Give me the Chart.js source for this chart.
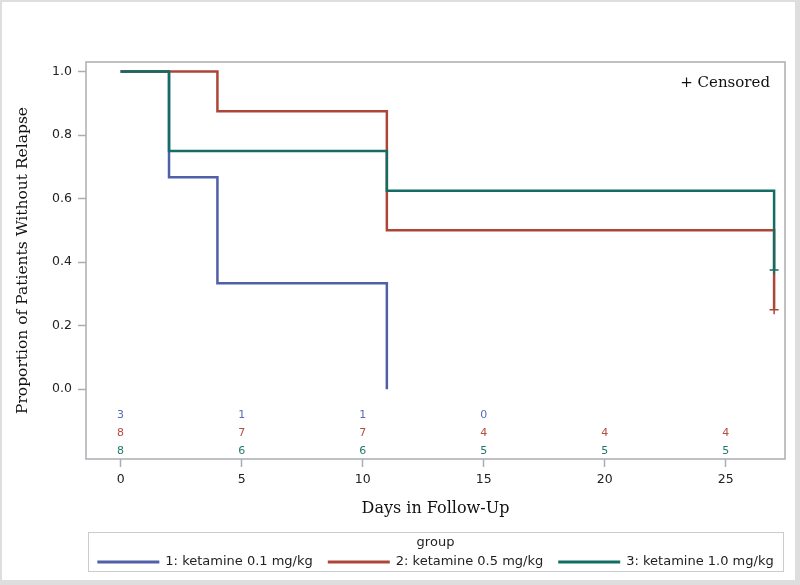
<!DOCTYPE html>
<html>
<head>
<meta charset="utf-8">
<script src="https://cdn.jsdelivr.net/npm/chart.js@4.4.0/dist/chart.umd.min.js"></script>
<style>
  body { margin: 0; background: #fff; }
  #frame {
    width: 793px; height: 578px;
    border-style: solid; border-color: #dedede;
    border-width: 2px 5px 5px 2px;
  }
  canvas { display: block; }
</style>
</head>
<body>
<div id="frame"><canvas id="kmChart" width="793" height="578"></canvas></div>
<script>
// groups
const groupLabels = ["1: ketamine 0.1 mg/kg", "2: ketamine 0.5 mg/kg", "3: ketamine 1.0 mg/kg"];
const groupColors = ["#4f5fa8", "#ad4639", "#146d65"];
const riskColors = ["#5a6ab4", "#b44c40", "#23796f"];

// Kaplan-Meier steps (day, proportion without relapse)
const days1 = [0, 2, 4, 11];
const surv1 = [1.0, 0.667, 0.333, 0.0];
const days2 = [0, 4, 11, 27];
const surv2 = [1.0, 0.875, 0.5, 0.25];
const days3 = [0, 2, 11, 27];
const surv3 = [1.0, 0.75, 0.625, 0.375];

// censored marks
const cens2Days = [27];
const cens2 = [0.25];
const cens3Days = [27];
const cens3 = [0.375];

// number at risk
const riskDays = [0, 5, 10, 15, 20, 25];
const risk1 = [3, 1, 1, 0];
const risk2 = [8, 7, 7, 4, 4, 4];
const risk3 = [8, 6, 6, 5, 5, 5];

// axis ticks
const xTicks = [0, 5, 10, 15, 20, 25];
const yTicks = [0.0, 0.2, 0.4, 0.6, 0.8, 1.0];

const toPoints = (xs, ys) => xs.map((d, i) => ({ x: d, y: ys[i] }));

function stepSet(i, xs, ys, order) {
  return {
    label: groupLabels[i],
    data: toPoints(xs, ys),
    borderColor: groupColors[i],
    borderWidth: 2.5,
    stepped: true,
    pointRadius: 0,
    fill: false,
    order: order,
  };
}

function censSet(i, xs, ys) {
  return {
    label: "censored " + (i + 1),
    data: toPoints(xs, ys),
    showLine: false,
    pointStyle: "cross",
    pointRadius: 4.5,
    pointBorderWidth: 1.5,
    borderColor: groupColors[i],
    order: -1,
  };
}

const boxColor = "#a9aeb3";

const kmExtras = {
  id: "kmExtras",
  afterDraw(chart) {
    const { ctx, chartArea: a, scales: { x } } = chart;
    ctx.save();

    // plot frame
    ctx.strokeStyle = boxColor;
    ctx.lineWidth = 1.5;
    ctx.strokeRect(a.left, a.top, a.right - a.left, a.bottom - a.top);

    // censored key
    ctx.font = '15px "DejaVu Serif"';
    ctx.fillStyle = "#111";
    ctx.textAlign = "right";
    ctx.textBaseline = "middle";
    ctx.fillText("+ Censored", a.right - 15, a.top + 21);

    // at-risk table
    ctx.font = '11px "DejaVu Sans"';
    ctx.textAlign = "center";
    [risk1, risk2, risk3].forEach((row, g) => {
      ctx.fillStyle = riskColors[g];
      row.forEach((n, i) => {
        ctx.fillText(String(n), x.getPixelForValue(riskDays[i]), a.bottom - 44 + g * 18);
      });
    });

    // legend
    const lx0 = a.left + 2, lx1 = a.right - 2;
    const ly0 = 530, ly1 = chart.height - 9;
    ctx.strokeStyle = "#c9cdd1";
    ctx.lineWidth = 1;
    ctx.strokeRect(lx0 + 0.5, ly0 + 0.5, lx1 - lx0, ly1 - ly0);

    const mid = (lx0 + lx1) / 2;
    ctx.font = '13px "DejaVu Sans"';
    ctx.fillStyle = "#222";
    ctx.fillText("group", mid, ly0 + 11);

    const lineLen = 62, gap = 6, itemGap = 15;
    const widths = groupLabels.map((t) => ctx.measureText(t).width);
    const total = widths.reduce((s, w) => s + w + lineLen + gap, 0) + itemGap * (groupLabels.length - 1);
    let cx = mid - total / 2;
    const iy = ly0 + 30;
    ctx.textAlign = "left";
    groupLabels.forEach((t, i) => {
      ctx.strokeStyle = groupColors[i];
      ctx.lineWidth = 3;
      ctx.beginPath();
      ctx.moveTo(cx, iy);
      ctx.lineTo(cx + lineLen, iy);
      ctx.stroke();
      ctx.fillStyle = "#222";
      ctx.fillText(t, cx + lineLen + gap, iy);
      cx += lineLen + gap + widths[i] + itemGap;
    });

    ctx.restore();
  },
};

Chart.defaults.font.family = '"DejaVu Sans", sans-serif';
Chart.defaults.color = "#222";

new Chart(document.getElementById("kmChart"), {
  type: "line",
  data: {
    datasets: [
      stepSet(0, days1, surv1, 2),
      stepSet(1, days2, surv2, 1),
      stepSet(2, days3, surv3, 0),
      censSet(1, cens2Days, cens2),
      censSet(2, cens3Days, cens3),
    ],
  },
  options: {
    responsive: false,
    animation: false,
    devicePixelRatio: 1,
    layout: { padding: { top: 60, right: 10, bottom: 56, left: 0 } },
    scales: {
      x: {
        type: "linear",
        min: -1.43,
        max: 27.45,
        afterBuildTicks: (s) => { s.ticks = xTicks.map((v) => ({ value: v })); },
        afterFit: (s) => { s.height = 65; },
        ticks: { font: { size: 12.5 }, padding: 5, color: "#222" },
        grid: { drawOnChartArea: false, tickLength: 8, tickColor: boxColor, tickWidth: 1.5 },
        border: { display: false },
        title: {
          display: true,
          text: "Days in Follow-Up",
          font: { family: '"DejaVu Serif"', size: 16 },
          color: "#111",
          padding: { top: 4, bottom: 6 },
        },
      },
      y: {
        type: "linear",
        min: -0.22,
        max: 1.03,
        afterBuildTicks: (s) => { s.ticks = yTicks.map((v) => ({ value: v })); },
        afterFit: (s) => { s.width = 84; },
        ticks: { font: { size: 12.5 }, padding: 6, color: "#222", callback: (v) => v.toFixed(1) },
        grid: { drawOnChartArea: false, tickLength: 8, tickColor: boxColor, tickWidth: 1.5 },
        border: { display: false },
        title: {
          display: true,
          text: "Proportion of Patients Without Relapse",
          font: { family: '"DejaVu Serif"', size: 15.5 },
          color: "#111",
          padding: { top: 12, bottom: 0 },
        },
      },
    },
    plugins: {
      legend: { display: false },
      tooltip: { enabled: false },
    },
  },
  plugins: [kmExtras],
});
</script>
</body>
</html>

# [EXERCISE DETAILS]
Transcribe all the data word for word; the images stay out.

# [THE COMPLETED TASK]
Give me the Chart.js source for this chart.
<!DOCTYPE html>
<html>
<head>
<meta charset="utf-8">
<script src="https://cdn.jsdelivr.net/npm/chart.js@4.4.0/dist/chart.umd.min.js"></script>
<style>
  body { margin: 0; background: #fff; }
  #frame {
    width: 793px; height: 578px;
    border-style: solid; border-color: #dedede;
    border-width: 2px 5px 5px 2px;
  }
  canvas { display: block; }
</style>
</head>
<body>
<div id="frame"><canvas id="kmChart" width="793" height="578"></canvas></div>
<script>
// groups
const groupLabels = ["1: ketamine 0.1 mg/kg", "2: ketamine 0.5 mg/kg", "3: ketamine 1.0 mg/kg"];
const groupColors = ["#4f5fa8", "#ad4639", "#146d65"];
const riskColors = ["#5a6ab4", "#b44c40", "#23796f"];

// Kaplan-Meier steps (day, proportion without relapse)
const days1 = [0, 2, 4, 11];
const surv1 = [1.0, 0.667, 0.333, 0.0];
const days2 = [0, 4, 11, 27];
const surv2 = [1.0, 0.875, 0.5, 0.25];
const days3 = [0, 2, 11, 27];
const surv3 = [1.0, 0.75, 0.625, 0.375];

// censored marks
const cens2Days = [27];
const cens2 = [0.25];
const cens3Days = [27];
const cens3 = [0.375];

// number at risk
const riskDays = [0, 5, 10, 15, 20, 25];
const risk1 = [3, 1, 1, 0];
const risk2 = [8, 7, 7, 4, 4, 4];
const risk3 = [8, 6, 6, 5, 5, 5];

// axis ticks
const xTicks = [0, 5, 10, 15, 20, 25];
const yTicks = [0.0, 0.2, 0.4, 0.6, 0.8, 1.0];

const toPoints = (xs, ys) => xs.map((d, i) => ({ x: d, y: ys[i] }));

function stepSet(i, xs, ys, order) {
  return {
    label: groupLabels[i],
    data: toPoints(xs, ys),
    borderColor: groupColors[i],
    borderWidth: 2.5,
    stepped: true,
    pointRadius: 0,
    fill: false,
    order: order,
  };
}

function censSet(i, xs, ys) {
  return {
    label: "censored " + (i + 1),
    data: toPoints(xs, ys),
    showLine: false,
    pointStyle: "cross",
    pointRadius: 4.5,
    pointBorderWidth: 1.5,
    borderColor: groupColors[i],
    order: -1,
  };
}

const boxColor = "#a9aeb3";

const kmExtras = {
  id: "kmExtras",
  afterDraw(chart) {
    const { ctx, chartArea: a, scales: { x } } = chart;
    ctx.save();

    // plot frame
    ctx.strokeStyle = boxColor;
    ctx.lineWidth = 1.5;
    ctx.strokeRect(a.left, a.top, a.right - a.left, a.bottom - a.top);

    // censored key
    ctx.font = '15px "DejaVu Serif"';
    ctx.fillStyle = "#111";
    ctx.textAlign = "right";
    ctx.textBaseline = "middle";
    ctx.fillText("+ Censored", a.right - 15, a.top + 21);

    // at-risk table
    ctx.font = '11px "DejaVu Sans"';
    ctx.textAlign = "center";
    [risk1, risk2, risk3].forEach((row, g) => {
      ctx.fillStyle = riskColors[g];
      row.forEach((n, i) => {
        ctx.fillText(String(n), x.getPixelForValue(riskDays[i]), a.bottom - 44 + g * 18);
      });
    });

    // legend
    const lx0 = a.left + 2, lx1 = a.right - 2;
    const ly0 = 530, ly1 = chart.height - 9;
    ctx.strokeStyle = "#c9cdd1";
    ctx.lineWidth = 1;
    ctx.strokeRect(lx0 + 0.5, ly0 + 0.5, lx1 - lx0, ly1 - ly0);

    const mid = (lx0 + lx1) / 2;
    ctx.font = '13px "DejaVu Sans"';
    ctx.fillStyle = "#222";
    ctx.fillText("group", mid, ly0 + 11);

    const lineLen = 62, gap = 6, itemGap = 15;
    const widths = groupLabels.map((t) => ctx.measureText(t).width);
    const total = widths.reduce((s, w) => s + w + lineLen + gap, 0) + itemGap * (groupLabels.length - 1);
    let cx = mid - total / 2;
    const iy = ly0 + 30;
    ctx.textAlign = "left";
    groupLabels.forEach((t, i) => {
      ctx.strokeStyle = groupColors[i];
      ctx.lineWidth = 3;
      ctx.beginPath();
      ctx.moveTo(cx, iy);
      ctx.lineTo(cx + lineLen, iy);
      ctx.stroke();
      ctx.fillStyle = "#222";
      ctx.fillText(t, cx + lineLen + gap, iy);
      cx += lineLen + gap + widths[i] + itemGap;
    });

    ctx.restore();
  },
};

Chart.defaults.font.family = '"DejaVu Sans", sans-serif';
Chart.defaults.color = "#222";

new Chart(document.getElementById("kmChart"), {
  type: "line",
  data: {
    datasets: [
      stepSet(0, days1, surv1, 2),
      stepSet(1, days2, surv2, 1),
      stepSet(2, days3, surv3, 0),
      censSet(1, cens2Days, cens2),
      censSet(2, cens3Days, cens3),
    ],
  },
  options: {
    responsive: false,
    animation: false,
    devicePixelRatio: 1,
    layout: { padding: { top: 60, right: 10, bottom: 56, left: 0 } },
    scales: {
      x: {
        type: "linear",
        min: -1.43,
        max: 27.45,
        afterBuildTicks: (s) => { s.ticks = xTicks.map((v) => ({ value: v })); },
        afterFit: (s) => { s.height = 65; },
        ticks: { font: { size: 12.5 }, padding: 5, color: "#222" },
        grid: { drawOnChartArea: false, tickLength: 8, tickColor: boxColor, tickWidth: 1.5 },
        border: { display: false },
        title: {
          display: true,
          text: "Days in Follow-Up",
          font: { family: '"DejaVu Serif"', size: 16 },
          color: "#111",
          padding: { top: 4, bottom: 6 },
        },
      },
      y: {
        type: "linear",
        min: -0.22,
        max: 1.03,
        afterBuildTicks: (s) => { s.ticks = yTicks.map((v) => ({ value: v })); },
        afterFit: (s) => { s.width = 84; },
        ticks: { font: { size: 12.5 }, padding: 6, color: "#222", callback: (v) => v.toFixed(1) },
        grid: { drawOnChartArea: false, tickLength: 8, tickColor: boxColor, tickWidth: 1.5 },
        border: { display: false },
        title: {
          display: true,
          text: "Proportion of Patients Without Relapse",
          font: { family: '"DejaVu Serif"', size: 15.5 },
          color: "#111",
          padding: { top: 12, bottom: 0 },
        },
      },
    },
    plugins: {
      legend: { display: false },
      tooltip: { enabled: false },
    },
  },
  plugins: [kmExtras],
});
</script>
</body>
</html>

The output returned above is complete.